Problems like this are only solved by formal code reviews to the extent that anyone wants to take the time to participate. One can also game code reviews through social engineering (anyone who thinks that they’re immune to this is mistaken). Automated tests can be circumvented by simply not running them. This happens, for example, when there’s too much pressure to release on an unrealistic deadline.
I think that these systems are most effective when a culture of robustness and correctness is fostered. Then people will agree with the use of these systems.
(P.S. A comment RSS feed would be handy; I prefer to use RSS for checking up on comments)
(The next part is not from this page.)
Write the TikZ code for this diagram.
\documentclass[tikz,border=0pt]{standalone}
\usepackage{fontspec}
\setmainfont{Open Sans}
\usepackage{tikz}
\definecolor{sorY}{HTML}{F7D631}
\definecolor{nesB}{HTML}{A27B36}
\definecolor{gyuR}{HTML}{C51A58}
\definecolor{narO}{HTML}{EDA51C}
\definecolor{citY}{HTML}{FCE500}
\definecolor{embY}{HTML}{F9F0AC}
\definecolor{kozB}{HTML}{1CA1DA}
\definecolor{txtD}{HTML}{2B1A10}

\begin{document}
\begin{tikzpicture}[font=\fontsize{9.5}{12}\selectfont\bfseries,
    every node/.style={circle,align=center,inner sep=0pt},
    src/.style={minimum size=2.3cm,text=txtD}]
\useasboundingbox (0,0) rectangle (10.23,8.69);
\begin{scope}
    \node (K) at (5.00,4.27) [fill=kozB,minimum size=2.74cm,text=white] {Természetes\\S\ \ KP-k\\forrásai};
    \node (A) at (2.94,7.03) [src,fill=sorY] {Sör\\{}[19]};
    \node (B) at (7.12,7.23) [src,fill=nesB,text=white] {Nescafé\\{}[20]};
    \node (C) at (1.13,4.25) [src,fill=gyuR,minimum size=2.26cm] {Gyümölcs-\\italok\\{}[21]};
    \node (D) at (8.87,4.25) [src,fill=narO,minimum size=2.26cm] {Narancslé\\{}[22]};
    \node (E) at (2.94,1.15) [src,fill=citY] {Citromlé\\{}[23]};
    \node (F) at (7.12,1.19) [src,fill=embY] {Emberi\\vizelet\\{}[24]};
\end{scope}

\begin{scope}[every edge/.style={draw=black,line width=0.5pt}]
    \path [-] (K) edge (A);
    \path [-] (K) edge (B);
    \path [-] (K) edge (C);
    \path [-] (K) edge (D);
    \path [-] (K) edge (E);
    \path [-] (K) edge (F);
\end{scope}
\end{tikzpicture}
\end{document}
I’ll say. There’s something about Hungarian notation that just offends me to the core. I can’t stand the stuff. I will say, grudgingly, that it leaves no question about what is what. However, its need is usually obviated by a good modern code editor.
What I find important about code conventions is readability more than anything else, and I like tools like Eclipse that give you a ridiculously easy way of enforcing style without getting in the way.
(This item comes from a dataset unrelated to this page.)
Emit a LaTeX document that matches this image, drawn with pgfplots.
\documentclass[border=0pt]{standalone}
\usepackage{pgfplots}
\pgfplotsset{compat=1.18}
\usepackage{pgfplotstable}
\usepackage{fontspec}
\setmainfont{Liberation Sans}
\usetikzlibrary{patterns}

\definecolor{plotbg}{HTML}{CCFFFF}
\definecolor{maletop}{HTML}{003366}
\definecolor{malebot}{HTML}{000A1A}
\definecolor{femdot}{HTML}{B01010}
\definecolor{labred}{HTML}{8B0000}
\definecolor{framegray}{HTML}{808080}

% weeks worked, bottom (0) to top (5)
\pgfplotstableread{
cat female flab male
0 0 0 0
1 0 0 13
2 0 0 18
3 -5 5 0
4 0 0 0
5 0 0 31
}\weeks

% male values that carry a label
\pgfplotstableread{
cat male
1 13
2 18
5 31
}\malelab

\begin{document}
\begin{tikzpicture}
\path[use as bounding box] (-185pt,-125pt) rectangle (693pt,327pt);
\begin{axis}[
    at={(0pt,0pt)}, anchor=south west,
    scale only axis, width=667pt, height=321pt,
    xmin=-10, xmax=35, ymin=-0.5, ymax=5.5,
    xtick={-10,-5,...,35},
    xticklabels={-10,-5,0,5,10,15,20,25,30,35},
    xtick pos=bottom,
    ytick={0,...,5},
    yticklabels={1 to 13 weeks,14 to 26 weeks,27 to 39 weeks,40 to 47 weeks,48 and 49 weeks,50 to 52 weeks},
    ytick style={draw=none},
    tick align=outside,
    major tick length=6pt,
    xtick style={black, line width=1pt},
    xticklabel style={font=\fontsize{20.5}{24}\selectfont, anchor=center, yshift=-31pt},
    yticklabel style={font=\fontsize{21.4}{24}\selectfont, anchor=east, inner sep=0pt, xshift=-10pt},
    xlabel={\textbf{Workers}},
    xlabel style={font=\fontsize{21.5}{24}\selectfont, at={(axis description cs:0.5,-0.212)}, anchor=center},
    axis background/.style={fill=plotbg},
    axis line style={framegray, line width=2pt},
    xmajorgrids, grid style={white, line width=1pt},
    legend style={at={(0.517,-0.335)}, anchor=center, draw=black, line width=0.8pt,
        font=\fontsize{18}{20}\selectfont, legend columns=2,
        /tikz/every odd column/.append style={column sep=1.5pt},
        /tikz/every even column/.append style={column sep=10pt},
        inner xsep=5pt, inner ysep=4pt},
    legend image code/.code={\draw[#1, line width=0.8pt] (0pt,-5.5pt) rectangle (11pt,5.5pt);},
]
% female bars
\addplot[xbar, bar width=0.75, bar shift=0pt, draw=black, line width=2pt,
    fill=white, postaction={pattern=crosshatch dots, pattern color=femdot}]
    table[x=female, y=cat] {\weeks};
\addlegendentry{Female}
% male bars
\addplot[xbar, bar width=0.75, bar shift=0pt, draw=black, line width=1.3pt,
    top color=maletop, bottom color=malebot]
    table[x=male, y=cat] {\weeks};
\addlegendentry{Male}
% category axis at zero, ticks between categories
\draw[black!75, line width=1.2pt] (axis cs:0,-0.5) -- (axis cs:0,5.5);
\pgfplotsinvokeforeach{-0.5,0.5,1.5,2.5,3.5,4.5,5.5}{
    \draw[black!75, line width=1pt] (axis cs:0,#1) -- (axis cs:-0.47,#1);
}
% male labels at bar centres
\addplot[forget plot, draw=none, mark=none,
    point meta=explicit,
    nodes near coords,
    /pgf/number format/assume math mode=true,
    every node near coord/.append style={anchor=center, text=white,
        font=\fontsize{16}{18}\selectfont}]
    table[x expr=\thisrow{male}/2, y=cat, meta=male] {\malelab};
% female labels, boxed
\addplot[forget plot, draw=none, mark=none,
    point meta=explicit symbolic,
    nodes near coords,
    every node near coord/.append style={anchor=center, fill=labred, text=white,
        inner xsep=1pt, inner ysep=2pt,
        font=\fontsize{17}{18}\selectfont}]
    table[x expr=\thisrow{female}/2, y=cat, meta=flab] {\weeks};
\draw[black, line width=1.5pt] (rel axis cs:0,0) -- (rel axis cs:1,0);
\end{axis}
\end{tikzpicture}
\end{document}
The underlying topic here (referring back to the first paragraph of the original post) is really linguistic relativity (or the Sapir-Whorf postulate): the idea–or reality–that language constrains thought. It seems to be as true of programming languages as it is of natural languages. However with programming languages it’s easier than with natural languages to switch and try reasoning in a different language.
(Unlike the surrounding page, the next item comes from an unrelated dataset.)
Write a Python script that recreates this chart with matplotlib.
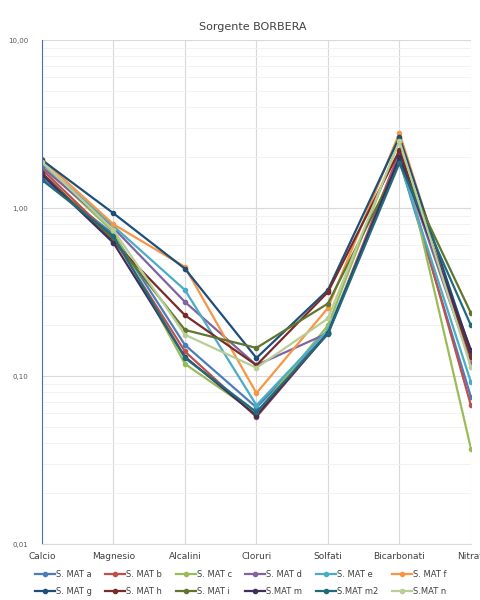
import numpy as np
import matplotlib.pyplot as plt
from matplotlib.ticker import FixedLocator, LogLocator, NullFormatter

categories = ["Calcio", "Magnesio", "Alcalini", "Cloruri", "Solfati", "Bicarbonati", "Nitrati"]

series_names = ["S. MAT a", "S. MAT b", "S. MAT c", "S. MAT d", "S. MAT e", "S. MAT f",
                "S. MAT g", "S. MAT h", "S. MAT i", "S.MAT m", "S.MAT m2", "S.MAT n"]

mat_a = [1.50, 0.70, 0.153, 0.065, 0.180, 1.93, 0.075]
mat_b = [1.70, 0.66, 0.140, 0.057, 0.180, 2.15, 0.067]
mat_c = [1.80, 0.72, 0.118, 0.060, 0.200, 2.54, 0.037]
mat_d = [1.75, 0.76, 0.276, 0.116, 0.180, 2.05, 0.120]
mat_e = [1.85, 0.78, 0.325, 0.067, 0.188, 1.90, 0.092]
mat_f = [1.95, 0.80, 0.446, 0.079, 0.254, 2.80, 0.128]
mat_g = [1.93, 0.93, 0.435, 0.128, 0.325, 2.64, 0.139]
mat_h = [1.62, 0.63, 0.230, 0.116, 0.316, 2.20, 0.130]
mat_i = [1.58, 0.65, 0.188, 0.147, 0.270, 1.88, 0.237]
mat_m = [1.58, 0.62, 0.130, 0.058, 0.180, 2.00, 0.143]
mat_m2 = [1.47, 0.68, 0.128, 0.061, 0.178, 1.85, 0.200]
mat_n = [1.88, 0.74, 0.176, 0.112, 0.220, 2.50, 0.113]

values = [mat_a, mat_b, mat_c, mat_d, mat_e, mat_f,
          mat_g, mat_h, mat_i, mat_m, mat_m2, mat_n]

colors = ["#4A7EBB", "#C0504D", "#9BBB59", "#8064A2", "#4BACC6", "#F79646",
          "#1F4E79", "#772C2A", "#5F7530", "#3F2F5A", "#216A7C", "#B9CD96"]

fig = plt.figure(figsize=(4.81, 6.0), dpi=100)
ax = fig.add_axes([0.0873, 0.0933, 0.8917, 0.84])

x = np.arange(len(categories))
lines = []
for name, vals, col in zip(series_names, values, colors):
    ln, = ax.plot(x, vals, color=col, lw=1.6, marker="o", ms=3, label=name)
    lines.append(ln)

ax.set_yscale("log")
ax.set_ylim(0.01, 10)
ax.set_xlim(0, len(categories) - 1)
ax.yaxis.set_major_locator(FixedLocator([0.01, 0.1, 1, 10]))
ax.set_yticklabels(["0,01", "0,10", "1,00", "10,00"])
ax.yaxis.set_minor_locator(LogLocator(base=10, subs=np.arange(2, 10)))
ax.yaxis.set_minor_formatter(NullFormatter())
ax.set_xticks(x)
ax.set_xticklabels(categories)

ax.grid(axis="y", which="major", color="#D9D9D9", lw=0.8)
ax.grid(axis="y", which="minor", color="#F0F0F0", lw=0.6)
ax.grid(axis="x", which="major", color="#D9D9D9", lw=0.8)
ax.set_axisbelow(True)

ax.tick_params(axis="both", which="both", length=0)
ax.tick_params(axis="y", labelsize=5, labelcolor="#595959", pad=10)
ax.tick_params(axis="x", labelsize=6.5, labelcolor="#404040", pad=6)

for s in ["top", "right"]:
    ax.spines[s].set_visible(False)
ax.spines["left"].set_color("#4A6FA5")
ax.spines["bottom"].set_color("#D9D9D9")

fig.text(0.525, 0.955, "Sorgente BORBERA", ha="center", va="center",
         fontsize=8, color="#404040")

# legend filled column by column -> interleave so it reads row by row
order = [0, 6, 1, 7, 2, 8, 3, 9, 4, 10, 5, 11]
fig.legend([lines[i] for i in order], [series_names[i] for i in order],
           loc="lower center", bbox_to_anchor=(0.5, -0.005), ncol=6, fontsize=6,
           frameon=False, handlelength=2.4, columnspacing=1.6, handletextpad=0.15,
           labelspacing=0.9, labelcolor="#404040")

fig.savefig("out.png", dpi=100)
In part, we are seduced by the power of modern functional languages to think that we can always and only reason about our code in the language itself. Contrast that with software development in assembly language, where reasoning about the code usually makes use of pseudocode, flowcharts, and other representations–other languages, if you will.
I mostly use Python these days, and appreciate its succinct expressive power, but there are certainly problems for which the solutions can be easily implemented in Python, but not easily arrived at just by thinking in Python. I’ve never used Ruby, but the same must certainly be true of it, so the answer to the original complaint about Ruby is simply to reason about your program in a different language. Having to do so is not (necessarily) any slight to your chosen implementation language.
Pure functional programing is just like Math. A well designed Haskell program can’t fail. But at the same time, some type of problems are just too impractical for Haskell to model (try the simplest OpenGl videogame in Haskell)
Python is dynamic typed and you sure can make a mess, but is this flexibility what allows you to express complex problems in elegant ways.
Neither is good or bad, they are just tools. You see, IMHO I think the problem with our craft is that we tend to forget that the language is just a tool. In the same way a carpenter doesn’t ask his hammer about the chair he’s going to build, programmers can’t pretend his language of choice is any guarantee of program’s semantics. Some things live outside the language. Look at GoF patterns. They’re extremely helpful to comprehend the complexity of large programs, but no tool can parse code and say, hey there’s a template method here, or proxy there. That can only lives in programmer’s head. Now consider that every domain problem has its own set of “patterns”. See how complex the problem of semantics is?
I think that that Ruby community has failed at building a good vocabulary of patterns that programmers can use to communicate their problems/models. Not Ruby community really but RoR’s which use Ruby as their weapon of choice.
I’m sure there’s great Ruby engineers (Martin Fowler comes to mind) but they are eclipsed by a myriad of mediocre RoR developers and their use-don’t-think philosophy.